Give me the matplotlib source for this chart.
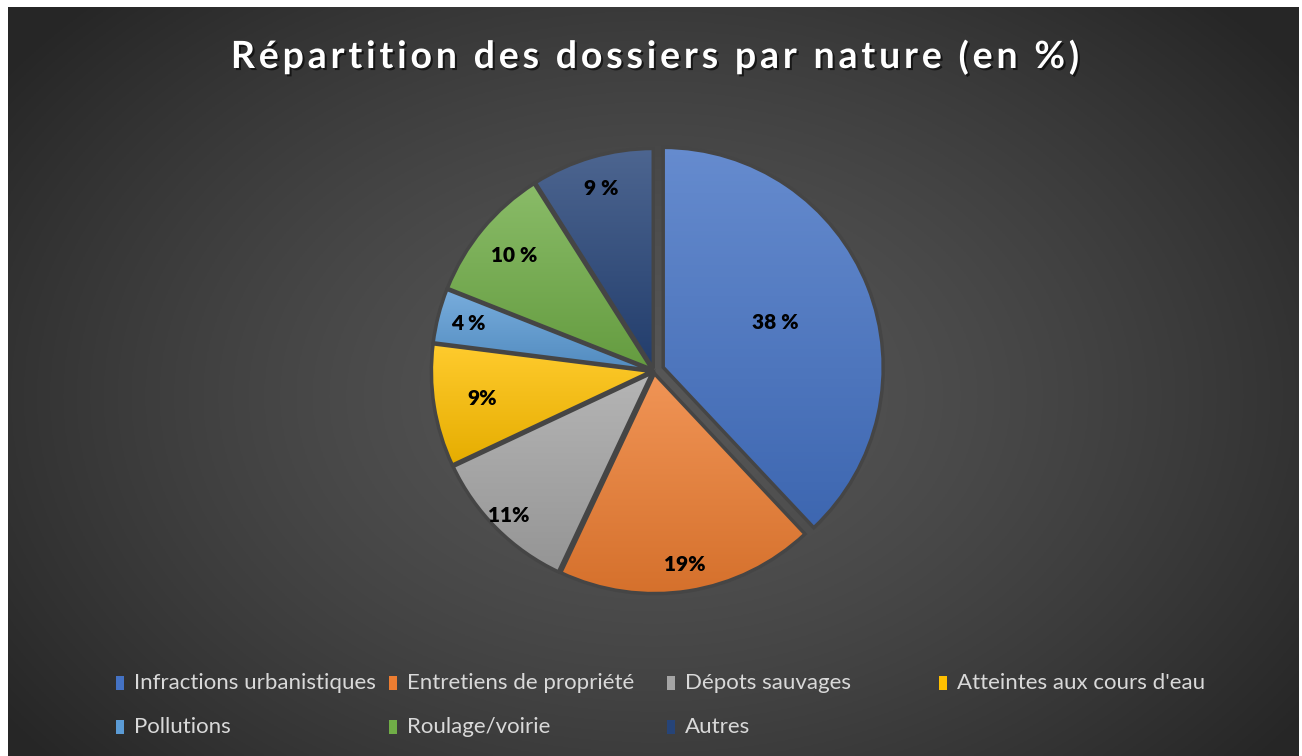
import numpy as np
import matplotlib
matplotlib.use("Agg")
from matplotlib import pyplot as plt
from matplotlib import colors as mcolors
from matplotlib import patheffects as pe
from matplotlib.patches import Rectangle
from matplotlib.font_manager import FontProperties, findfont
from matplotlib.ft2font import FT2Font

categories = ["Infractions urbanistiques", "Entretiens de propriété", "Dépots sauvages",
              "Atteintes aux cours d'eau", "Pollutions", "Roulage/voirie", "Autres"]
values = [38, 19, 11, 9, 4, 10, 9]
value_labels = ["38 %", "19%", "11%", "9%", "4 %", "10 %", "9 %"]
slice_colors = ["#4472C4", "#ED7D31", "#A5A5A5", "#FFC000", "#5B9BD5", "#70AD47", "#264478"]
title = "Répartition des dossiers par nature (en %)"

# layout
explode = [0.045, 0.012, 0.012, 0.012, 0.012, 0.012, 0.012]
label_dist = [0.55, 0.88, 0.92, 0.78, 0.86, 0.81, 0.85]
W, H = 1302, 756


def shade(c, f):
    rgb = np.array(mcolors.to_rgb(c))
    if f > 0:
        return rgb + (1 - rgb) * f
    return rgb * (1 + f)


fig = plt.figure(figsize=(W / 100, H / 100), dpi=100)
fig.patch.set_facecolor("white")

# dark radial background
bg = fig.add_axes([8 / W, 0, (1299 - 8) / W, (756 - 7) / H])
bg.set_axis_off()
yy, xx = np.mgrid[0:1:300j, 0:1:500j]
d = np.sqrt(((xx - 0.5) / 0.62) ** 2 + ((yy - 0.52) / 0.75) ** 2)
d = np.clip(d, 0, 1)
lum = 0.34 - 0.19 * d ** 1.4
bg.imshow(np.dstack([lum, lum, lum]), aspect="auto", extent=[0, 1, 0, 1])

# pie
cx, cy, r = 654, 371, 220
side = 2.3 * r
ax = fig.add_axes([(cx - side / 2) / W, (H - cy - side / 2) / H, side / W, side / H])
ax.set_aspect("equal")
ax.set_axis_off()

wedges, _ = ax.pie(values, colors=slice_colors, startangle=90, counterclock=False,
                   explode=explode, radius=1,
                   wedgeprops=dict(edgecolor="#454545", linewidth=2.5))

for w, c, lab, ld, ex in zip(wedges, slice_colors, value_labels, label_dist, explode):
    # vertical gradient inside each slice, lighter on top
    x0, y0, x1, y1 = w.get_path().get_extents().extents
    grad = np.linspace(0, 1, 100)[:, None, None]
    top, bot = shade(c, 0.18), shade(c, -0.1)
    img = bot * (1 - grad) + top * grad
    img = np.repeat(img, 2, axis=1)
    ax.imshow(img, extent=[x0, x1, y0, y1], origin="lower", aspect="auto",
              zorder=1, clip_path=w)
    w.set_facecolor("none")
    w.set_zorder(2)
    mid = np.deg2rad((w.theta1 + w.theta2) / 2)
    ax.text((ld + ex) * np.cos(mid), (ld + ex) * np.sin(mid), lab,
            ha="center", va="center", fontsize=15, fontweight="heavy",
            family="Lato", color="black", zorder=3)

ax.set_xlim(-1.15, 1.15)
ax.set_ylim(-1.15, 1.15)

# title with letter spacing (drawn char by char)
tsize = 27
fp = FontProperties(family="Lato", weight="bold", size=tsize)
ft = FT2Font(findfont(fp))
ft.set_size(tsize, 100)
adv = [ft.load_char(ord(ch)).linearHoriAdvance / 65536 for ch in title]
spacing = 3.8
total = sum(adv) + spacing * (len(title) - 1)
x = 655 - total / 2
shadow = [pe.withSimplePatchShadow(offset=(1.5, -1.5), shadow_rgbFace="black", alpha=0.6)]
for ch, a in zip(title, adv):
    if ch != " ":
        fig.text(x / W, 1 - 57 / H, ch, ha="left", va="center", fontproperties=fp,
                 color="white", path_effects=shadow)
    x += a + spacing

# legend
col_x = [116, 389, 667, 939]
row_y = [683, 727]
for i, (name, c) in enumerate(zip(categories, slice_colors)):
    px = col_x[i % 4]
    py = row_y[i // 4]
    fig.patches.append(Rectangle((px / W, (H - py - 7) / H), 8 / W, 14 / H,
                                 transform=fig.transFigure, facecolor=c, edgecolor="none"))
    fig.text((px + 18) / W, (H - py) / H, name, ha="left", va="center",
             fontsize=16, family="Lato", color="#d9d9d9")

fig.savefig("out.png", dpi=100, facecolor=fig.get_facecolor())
------------------------
> [What you should do] Without the pictures, write out all of the material exactly.

> [Answer to the exercise]
Give me the matplotlib source for this chart.
import numpy as np
import matplotlib
matplotlib.use("Agg")
from matplotlib import pyplot as plt
from matplotlib import colors as mcolors
from matplotlib import patheffects as pe
from matplotlib.patches import Rectangle
from matplotlib.font_manager import FontProperties, findfont
from matplotlib.ft2font import FT2Font

categories = ["Infractions urbanistiques", "Entretiens de propriété", "Dépots sauvages",
              "Atteintes aux cours d'eau", "Pollutions", "Roulage/voirie", "Autres"]
values = [38, 19, 11, 9, 4, 10, 9]
value_labels = ["38 %", "19%", "11%", "9%", "4 %", "10 %", "9 %"]
slice_colors = ["#4472C4", "#ED7D31", "#A5A5A5", "#FFC000", "#5B9BD5", "#70AD47", "#264478"]
title = "Répartition des dossiers par nature (en %)"

# layout
explode = [0.045, 0.012, 0.012, 0.012, 0.012, 0.012, 0.012]
label_dist = [0.55, 0.88, 0.92, 0.78, 0.86, 0.81, 0.85]
W, H = 1302, 756


def shade(c, f):
    rgb = np.array(mcolors.to_rgb(c))
    if f > 0:
        return rgb + (1 - rgb) * f
    return rgb * (1 + f)


fig = plt.figure(figsize=(W / 100, H / 100), dpi=100)
fig.patch.set_facecolor("white")

# dark radial background
bg = fig.add_axes([8 / W, 0, (1299 - 8) / W, (756 - 7) / H])
bg.set_axis_off()
yy, xx = np.mgrid[0:1:300j, 0:1:500j]
d = np.sqrt(((xx - 0.5) / 0.62) ** 2 + ((yy - 0.52) / 0.75) ** 2)
d = np.clip(d, 0, 1)
lum = 0.34 - 0.19 * d ** 1.4
bg.imshow(np.dstack([lum, lum, lum]), aspect="auto", extent=[0, 1, 0, 1])

# pie
cx, cy, r = 654, 371, 220
side = 2.3 * r
ax = fig.add_axes([(cx - side / 2) / W, (H - cy - side / 2) / H, side / W, side / H])
ax.set_aspect("equal")
ax.set_axis_off()

wedges, _ = ax.pie(values, colors=slice_colors, startangle=90, counterclock=False,
                   explode=explode, radius=1,
                   wedgeprops=dict(edgecolor="#454545", linewidth=2.5))

for w, c, lab, ld, ex in zip(wedges, slice_colors, value_labels, label_dist, explode):
    # vertical gradient inside each slice, lighter on top
    x0, y0, x1, y1 = w.get_path().get_extents().extents
    grad = np.linspace(0, 1, 100)[:, None, None]
    top, bot = shade(c, 0.18), shade(c, -0.1)
    img = bot * (1 - grad) + top * grad
    img = np.repeat(img, 2, axis=1)
    ax.imshow(img, extent=[x0, x1, y0, y1], origin="lower", aspect="auto",
              zorder=1, clip_path=w)
    w.set_facecolor("none")
    w.set_zorder(2)
    mid = np.deg2rad((w.theta1 + w.theta2) / 2)
    ax.text((ld + ex) * np.cos(mid), (ld + ex) * np.sin(mid), lab,
            ha="center", va="center", fontsize=15, fontweight="heavy",
            family="Lato", color="black", zorder=3)

ax.set_xlim(-1.15, 1.15)
ax.set_ylim(-1.15, 1.15)

# title with letter spacing (drawn char by char)
tsize = 27
fp = FontProperties(family="Lato", weight="bold", size=tsize)
ft = FT2Font(findfont(fp))
ft.set_size(tsize, 100)
adv = [ft.load_char(ord(ch)).linearHoriAdvance / 65536 for ch in title]
spacing = 3.8
total = sum(adv) + spacing * (len(title) - 1)
x = 655 - total / 2
shadow = [pe.withSimplePatchShadow(offset=(1.5, -1.5), shadow_rgbFace="black", alpha=0.6)]
for ch, a in zip(title, adv):
    if ch != " ":
        fig.text(x / W, 1 - 57 / H, ch, ha="left", va="center", fontproperties=fp,
                 color="white", path_effects=shadow)
    x += a + spacing

# legend
col_x = [116, 389, 667, 939]
row_y = [683, 727]
for i, (name, c) in enumerate(zip(categories, slice_colors)):
    px = col_x[i % 4]
    py = row_y[i // 4]
    fig.patches.append(Rectangle((px / W, (H - py - 7) / H), 8 / W, 14 / H,
                                 transform=fig.transFigure, facecolor=c, edgecolor="none"))
    fig.text((px + 18) / W, (H - py) / H, name, ha="left", va="center",
             fontsize=16, family="Lato", color="#d9d9d9")

fig.savefig("out.png", dpi=100, facecolor=fig.get_facecolor())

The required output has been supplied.